── RECORDED DATA ──
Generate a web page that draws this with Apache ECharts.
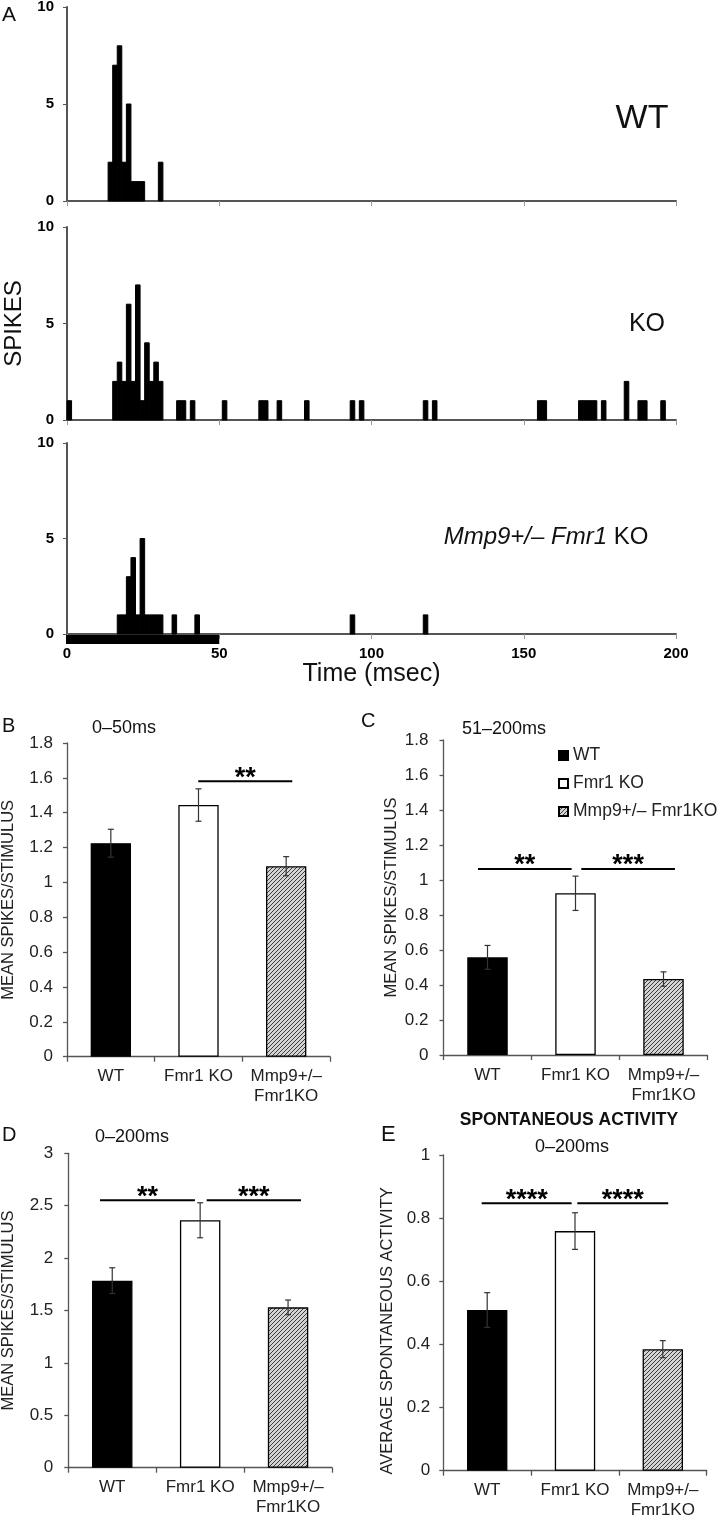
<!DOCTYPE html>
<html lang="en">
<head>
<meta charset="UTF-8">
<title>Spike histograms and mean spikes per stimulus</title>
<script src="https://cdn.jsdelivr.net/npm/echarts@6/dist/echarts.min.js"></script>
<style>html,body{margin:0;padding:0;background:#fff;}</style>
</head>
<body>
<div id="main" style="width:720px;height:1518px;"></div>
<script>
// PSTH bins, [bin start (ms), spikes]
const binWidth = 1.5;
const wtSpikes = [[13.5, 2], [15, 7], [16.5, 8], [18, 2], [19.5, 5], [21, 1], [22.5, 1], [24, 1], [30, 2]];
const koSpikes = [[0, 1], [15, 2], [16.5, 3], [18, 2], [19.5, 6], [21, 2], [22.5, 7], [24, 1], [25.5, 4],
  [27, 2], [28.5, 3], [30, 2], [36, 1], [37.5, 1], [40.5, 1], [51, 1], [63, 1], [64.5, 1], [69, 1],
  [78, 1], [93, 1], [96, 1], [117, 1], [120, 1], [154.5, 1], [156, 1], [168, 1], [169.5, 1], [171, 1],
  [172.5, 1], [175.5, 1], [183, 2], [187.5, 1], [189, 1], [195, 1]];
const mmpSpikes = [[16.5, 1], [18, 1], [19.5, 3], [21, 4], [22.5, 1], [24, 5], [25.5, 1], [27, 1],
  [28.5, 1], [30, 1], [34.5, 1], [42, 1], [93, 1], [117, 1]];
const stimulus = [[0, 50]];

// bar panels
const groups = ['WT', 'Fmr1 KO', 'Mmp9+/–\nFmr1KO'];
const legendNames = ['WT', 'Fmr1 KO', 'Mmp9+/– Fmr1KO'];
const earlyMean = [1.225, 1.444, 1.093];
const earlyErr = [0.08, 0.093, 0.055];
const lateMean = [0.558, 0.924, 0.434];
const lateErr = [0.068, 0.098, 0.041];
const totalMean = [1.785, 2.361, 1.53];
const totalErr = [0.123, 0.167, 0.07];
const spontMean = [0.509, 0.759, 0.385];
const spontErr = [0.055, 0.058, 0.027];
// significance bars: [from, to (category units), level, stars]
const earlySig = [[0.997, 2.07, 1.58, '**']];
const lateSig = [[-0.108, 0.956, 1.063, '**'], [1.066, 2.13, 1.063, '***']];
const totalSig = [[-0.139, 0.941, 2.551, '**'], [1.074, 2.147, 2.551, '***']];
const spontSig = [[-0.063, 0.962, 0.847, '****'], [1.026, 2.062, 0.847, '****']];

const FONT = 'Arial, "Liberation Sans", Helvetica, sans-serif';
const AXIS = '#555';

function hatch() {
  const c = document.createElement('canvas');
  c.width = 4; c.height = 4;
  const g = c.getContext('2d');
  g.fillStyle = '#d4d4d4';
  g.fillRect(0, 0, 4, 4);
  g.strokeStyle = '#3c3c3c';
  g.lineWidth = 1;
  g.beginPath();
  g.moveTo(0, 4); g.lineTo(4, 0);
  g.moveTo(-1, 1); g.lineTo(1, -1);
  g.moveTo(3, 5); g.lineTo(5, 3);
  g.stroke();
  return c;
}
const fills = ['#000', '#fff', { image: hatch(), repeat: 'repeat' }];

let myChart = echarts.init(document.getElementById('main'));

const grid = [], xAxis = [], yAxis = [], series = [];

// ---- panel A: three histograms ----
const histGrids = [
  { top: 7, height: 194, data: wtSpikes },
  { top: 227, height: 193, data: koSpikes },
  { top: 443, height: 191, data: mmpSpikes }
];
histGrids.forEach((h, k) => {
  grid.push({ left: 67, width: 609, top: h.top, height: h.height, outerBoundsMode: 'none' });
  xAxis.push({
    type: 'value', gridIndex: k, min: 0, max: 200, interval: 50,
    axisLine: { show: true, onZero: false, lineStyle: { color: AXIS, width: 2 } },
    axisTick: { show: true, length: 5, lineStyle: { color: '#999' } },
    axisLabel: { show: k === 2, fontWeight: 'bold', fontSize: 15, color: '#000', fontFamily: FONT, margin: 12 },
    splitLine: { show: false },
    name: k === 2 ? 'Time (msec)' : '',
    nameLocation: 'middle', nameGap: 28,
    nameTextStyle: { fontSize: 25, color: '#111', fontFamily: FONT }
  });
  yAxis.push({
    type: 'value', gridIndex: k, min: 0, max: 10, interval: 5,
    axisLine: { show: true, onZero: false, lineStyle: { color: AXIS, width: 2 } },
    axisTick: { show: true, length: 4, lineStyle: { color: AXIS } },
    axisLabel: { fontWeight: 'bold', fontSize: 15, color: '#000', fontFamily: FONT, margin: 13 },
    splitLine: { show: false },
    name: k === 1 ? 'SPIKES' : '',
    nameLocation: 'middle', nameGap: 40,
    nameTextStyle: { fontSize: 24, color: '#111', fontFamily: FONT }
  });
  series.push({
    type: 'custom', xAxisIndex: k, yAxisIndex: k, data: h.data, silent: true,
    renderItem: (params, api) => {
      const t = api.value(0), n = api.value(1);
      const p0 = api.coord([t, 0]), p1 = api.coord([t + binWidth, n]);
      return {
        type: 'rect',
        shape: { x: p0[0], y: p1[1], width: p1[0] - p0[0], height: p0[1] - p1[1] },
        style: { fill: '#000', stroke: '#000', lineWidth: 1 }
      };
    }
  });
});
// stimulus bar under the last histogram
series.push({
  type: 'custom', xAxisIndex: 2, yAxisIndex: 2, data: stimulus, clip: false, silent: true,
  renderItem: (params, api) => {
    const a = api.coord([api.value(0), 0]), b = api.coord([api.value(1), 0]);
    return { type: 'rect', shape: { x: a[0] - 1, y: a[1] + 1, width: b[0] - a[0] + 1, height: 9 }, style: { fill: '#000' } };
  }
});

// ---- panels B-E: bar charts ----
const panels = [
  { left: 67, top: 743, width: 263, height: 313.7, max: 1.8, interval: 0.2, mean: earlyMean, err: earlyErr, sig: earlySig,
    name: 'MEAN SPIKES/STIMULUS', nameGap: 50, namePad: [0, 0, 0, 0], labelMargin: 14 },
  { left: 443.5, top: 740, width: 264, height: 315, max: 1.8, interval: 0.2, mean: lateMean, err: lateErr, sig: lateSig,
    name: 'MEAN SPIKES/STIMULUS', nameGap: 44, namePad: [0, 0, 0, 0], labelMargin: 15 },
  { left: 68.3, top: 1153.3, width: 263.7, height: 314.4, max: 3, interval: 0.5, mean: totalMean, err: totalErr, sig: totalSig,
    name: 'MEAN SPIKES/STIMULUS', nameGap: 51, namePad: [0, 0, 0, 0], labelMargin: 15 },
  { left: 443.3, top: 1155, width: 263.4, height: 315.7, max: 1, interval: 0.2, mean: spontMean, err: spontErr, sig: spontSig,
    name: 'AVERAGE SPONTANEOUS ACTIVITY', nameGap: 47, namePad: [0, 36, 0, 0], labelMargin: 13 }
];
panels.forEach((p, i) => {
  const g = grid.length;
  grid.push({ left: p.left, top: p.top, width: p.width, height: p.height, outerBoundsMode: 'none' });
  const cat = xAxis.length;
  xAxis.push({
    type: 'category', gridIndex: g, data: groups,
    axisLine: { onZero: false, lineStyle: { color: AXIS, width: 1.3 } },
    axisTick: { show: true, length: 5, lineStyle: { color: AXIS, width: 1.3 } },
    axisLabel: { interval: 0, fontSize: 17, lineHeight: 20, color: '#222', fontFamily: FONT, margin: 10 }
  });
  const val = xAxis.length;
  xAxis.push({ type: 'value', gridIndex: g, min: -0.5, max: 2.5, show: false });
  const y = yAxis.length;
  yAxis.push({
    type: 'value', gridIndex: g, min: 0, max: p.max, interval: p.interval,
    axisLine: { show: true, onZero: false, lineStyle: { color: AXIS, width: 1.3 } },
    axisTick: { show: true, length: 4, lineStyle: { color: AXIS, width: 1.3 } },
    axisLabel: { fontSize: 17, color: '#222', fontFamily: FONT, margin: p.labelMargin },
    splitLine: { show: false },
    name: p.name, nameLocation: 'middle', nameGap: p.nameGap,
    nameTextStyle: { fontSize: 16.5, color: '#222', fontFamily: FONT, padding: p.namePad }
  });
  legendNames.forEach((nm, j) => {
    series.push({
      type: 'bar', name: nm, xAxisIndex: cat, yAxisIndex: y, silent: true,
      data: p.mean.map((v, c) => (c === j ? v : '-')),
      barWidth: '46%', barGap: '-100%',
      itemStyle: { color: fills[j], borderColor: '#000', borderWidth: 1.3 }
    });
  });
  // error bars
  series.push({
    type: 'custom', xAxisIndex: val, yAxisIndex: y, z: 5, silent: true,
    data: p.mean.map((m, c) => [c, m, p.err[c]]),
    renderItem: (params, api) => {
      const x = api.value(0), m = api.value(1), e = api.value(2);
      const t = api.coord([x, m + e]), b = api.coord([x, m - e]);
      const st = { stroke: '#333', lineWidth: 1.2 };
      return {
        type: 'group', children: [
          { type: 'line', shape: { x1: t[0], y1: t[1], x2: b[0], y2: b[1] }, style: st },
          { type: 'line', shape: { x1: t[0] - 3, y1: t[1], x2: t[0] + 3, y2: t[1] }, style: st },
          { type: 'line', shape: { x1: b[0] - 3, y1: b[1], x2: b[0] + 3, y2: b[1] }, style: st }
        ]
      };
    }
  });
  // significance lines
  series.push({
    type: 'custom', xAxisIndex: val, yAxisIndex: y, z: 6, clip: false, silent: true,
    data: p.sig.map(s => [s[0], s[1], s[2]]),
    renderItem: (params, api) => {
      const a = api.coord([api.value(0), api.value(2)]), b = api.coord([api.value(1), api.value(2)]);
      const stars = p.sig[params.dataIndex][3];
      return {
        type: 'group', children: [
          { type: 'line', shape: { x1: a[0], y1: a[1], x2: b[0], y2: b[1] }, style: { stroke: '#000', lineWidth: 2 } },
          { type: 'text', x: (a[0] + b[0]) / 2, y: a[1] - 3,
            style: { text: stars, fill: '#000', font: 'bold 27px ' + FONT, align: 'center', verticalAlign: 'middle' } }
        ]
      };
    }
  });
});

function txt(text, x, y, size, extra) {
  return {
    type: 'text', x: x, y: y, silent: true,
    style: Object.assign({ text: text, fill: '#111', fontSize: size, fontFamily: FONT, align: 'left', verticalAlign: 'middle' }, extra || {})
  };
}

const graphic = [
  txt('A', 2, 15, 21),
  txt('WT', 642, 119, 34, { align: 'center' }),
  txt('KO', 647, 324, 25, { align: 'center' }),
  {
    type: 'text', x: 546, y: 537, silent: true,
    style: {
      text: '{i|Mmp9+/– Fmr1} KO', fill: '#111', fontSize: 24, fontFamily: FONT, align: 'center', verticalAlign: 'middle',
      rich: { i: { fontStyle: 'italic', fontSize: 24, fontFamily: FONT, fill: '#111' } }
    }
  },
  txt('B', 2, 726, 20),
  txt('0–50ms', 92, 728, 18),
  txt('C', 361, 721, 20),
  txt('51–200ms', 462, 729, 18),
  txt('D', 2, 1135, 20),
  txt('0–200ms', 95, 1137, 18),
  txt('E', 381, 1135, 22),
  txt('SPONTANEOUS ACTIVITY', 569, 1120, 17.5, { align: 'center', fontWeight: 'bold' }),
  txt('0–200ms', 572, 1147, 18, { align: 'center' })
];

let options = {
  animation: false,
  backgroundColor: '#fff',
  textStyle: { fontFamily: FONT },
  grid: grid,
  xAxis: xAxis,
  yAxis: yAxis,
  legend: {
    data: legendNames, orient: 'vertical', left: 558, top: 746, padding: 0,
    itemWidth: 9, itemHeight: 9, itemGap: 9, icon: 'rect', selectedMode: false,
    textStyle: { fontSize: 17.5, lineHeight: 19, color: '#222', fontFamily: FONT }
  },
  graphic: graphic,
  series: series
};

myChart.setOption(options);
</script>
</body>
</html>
───
# [TASK DETAILS]
Reproduce the material above exactly, first line through the line that contains "const stimulus = [[0, 50]];", minus the pictures.

# [SOLUTION TO THIS PROBLEM]
Generate a web page that draws this with Apache ECharts.
<!DOCTYPE html>
<html lang="en">
<head>
<meta charset="UTF-8">
<title>Spike histograms and mean spikes per stimulus</title>
<script src="https://cdn.jsdelivr.net/npm/echarts@6/dist/echarts.min.js"></script>
<style>html,body{margin:0;padding:0;background:#fff;}</style>
</head>
<body>
<div id="main" style="width:720px;height:1518px;"></div>
<script>
// PSTH bins, [bin start (ms), spikes]
const binWidth = 1.5;
const wtSpikes = [[13.5, 2], [15, 7], [16.5, 8], [18, 2], [19.5, 5], [21, 1], [22.5, 1], [24, 1], [30, 2]];
const koSpikes = [[0, 1], [15, 2], [16.5, 3], [18, 2], [19.5, 6], [21, 2], [22.5, 7], [24, 1], [25.5, 4],
  [27, 2], [28.5, 3], [30, 2], [36, 1], [37.5, 1], [40.5, 1], [51, 1], [63, 1], [64.5, 1], [69, 1],
  [78, 1], [93, 1], [96, 1], [117, 1], [120, 1], [154.5, 1], [156, 1], [168, 1], [169.5, 1], [171, 1],
  [172.5, 1], [175.5, 1], [183, 2], [187.5, 1], [189, 1], [195, 1]];
const mmpSpikes = [[16.5, 1], [18, 1], [19.5, 3], [21, 4], [22.5, 1], [24, 5], [25.5, 1], [27, 1],
  [28.5, 1], [30, 1], [34.5, 1], [42, 1], [93, 1], [117, 1]];
const stimulus = [[0, 50]];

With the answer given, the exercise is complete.